##### DATASET CONTENT

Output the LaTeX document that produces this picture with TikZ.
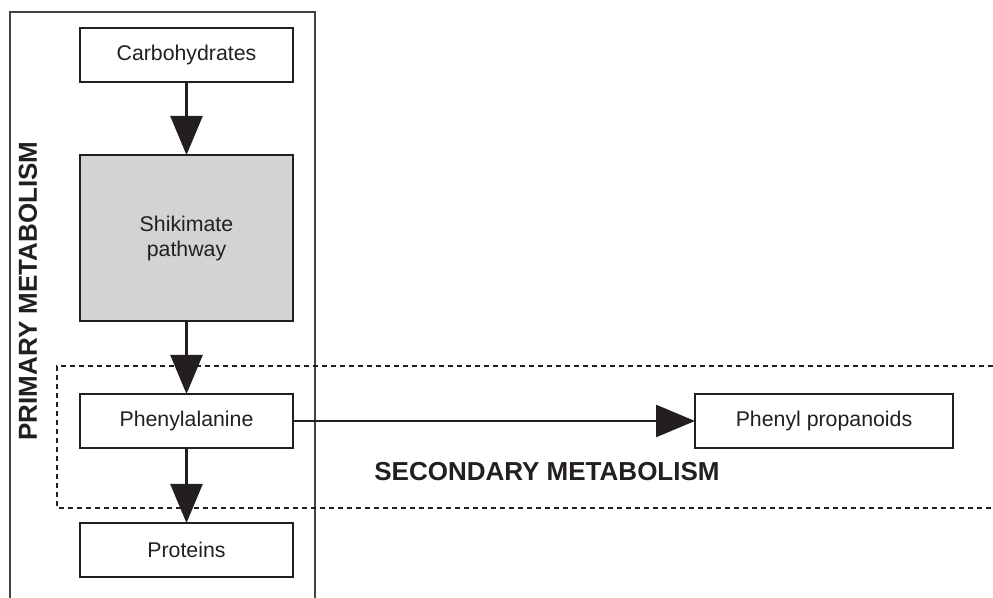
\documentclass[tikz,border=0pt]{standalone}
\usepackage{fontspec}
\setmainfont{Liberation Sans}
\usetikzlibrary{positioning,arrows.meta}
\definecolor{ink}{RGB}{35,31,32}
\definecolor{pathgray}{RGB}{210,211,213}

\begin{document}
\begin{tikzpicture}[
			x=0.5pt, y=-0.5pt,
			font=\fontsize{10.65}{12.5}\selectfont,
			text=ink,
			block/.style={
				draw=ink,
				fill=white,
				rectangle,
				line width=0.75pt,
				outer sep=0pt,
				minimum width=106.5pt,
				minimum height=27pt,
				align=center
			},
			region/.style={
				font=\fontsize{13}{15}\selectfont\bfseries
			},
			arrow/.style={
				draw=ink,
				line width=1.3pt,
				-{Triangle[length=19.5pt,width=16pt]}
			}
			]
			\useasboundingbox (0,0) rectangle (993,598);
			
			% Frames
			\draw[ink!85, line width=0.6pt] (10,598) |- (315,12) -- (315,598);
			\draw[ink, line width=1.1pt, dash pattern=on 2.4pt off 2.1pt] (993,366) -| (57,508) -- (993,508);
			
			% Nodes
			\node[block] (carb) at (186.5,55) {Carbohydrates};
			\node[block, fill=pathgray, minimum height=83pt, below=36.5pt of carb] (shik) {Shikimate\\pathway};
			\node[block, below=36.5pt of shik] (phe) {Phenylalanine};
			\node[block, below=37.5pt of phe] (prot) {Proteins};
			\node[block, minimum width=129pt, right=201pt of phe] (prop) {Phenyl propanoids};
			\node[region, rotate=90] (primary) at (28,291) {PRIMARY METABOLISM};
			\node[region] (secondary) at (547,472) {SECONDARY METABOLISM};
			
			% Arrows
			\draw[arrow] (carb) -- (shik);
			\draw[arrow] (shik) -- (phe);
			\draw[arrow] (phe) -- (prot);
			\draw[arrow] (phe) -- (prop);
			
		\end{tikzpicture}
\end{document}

##########

Print, exactly as written, the lines above from the first one to the one containing "(secondary) at (547,472)". Leave out pictures.

Output the LaTeX document that produces this picture with TikZ.
\documentclass[tikz,border=0pt]{standalone}
\usepackage{fontspec}
\setmainfont{Liberation Sans}
\usetikzlibrary{positioning,arrows.meta}
\definecolor{ink}{RGB}{35,31,32}
\definecolor{pathgray}{RGB}{210,211,213}

\begin{document}
\begin{tikzpicture}[
			x=0.5pt, y=-0.5pt,
			font=\fontsize{10.65}{12.5}\selectfont,
			text=ink,
			block/.style={
				draw=ink,
				fill=white,
				rectangle,
				line width=0.75pt,
				outer sep=0pt,
				minimum width=106.5pt,
				minimum height=27pt,
				align=center
			},
			region/.style={
				font=\fontsize{13}{15}\selectfont\bfseries
			},
			arrow/.style={
				draw=ink,
				line width=1.3pt,
				-{Triangle[length=19.5pt,width=16pt]}
			}
			]
			\useasboundingbox (0,0) rectangle (993,598);
			
			% Frames
			\draw[ink!85, line width=0.6pt] (10,598) |- (315,12) -- (315,598);
			\draw[ink, line width=1.1pt, dash pattern=on 2.4pt off 2.1pt] (993,366) -| (57,508) -- (993,508);
			
			% Nodes
			\node[block] (carb) at (186.5,55) {Carbohydrates};
			\node[block, fill=pathgray, minimum height=83pt, below=36.5pt of carb] (shik) {Shikimate\\pathway};
			\node[block, below=36.5pt of shik] (phe) {Phenylalanine};
			\node[block, below=37.5pt of phe] (prot) {Proteins};
			\node[block, minimum width=129pt, right=201pt of phe] (prop) {Phenyl propanoids};
			\node[region, rotate=90] (primary) at (28,291) {PRIMARY METABOLISM};
			\node[region] (secondary) at (547,472) {SECONDARY METABOLISM};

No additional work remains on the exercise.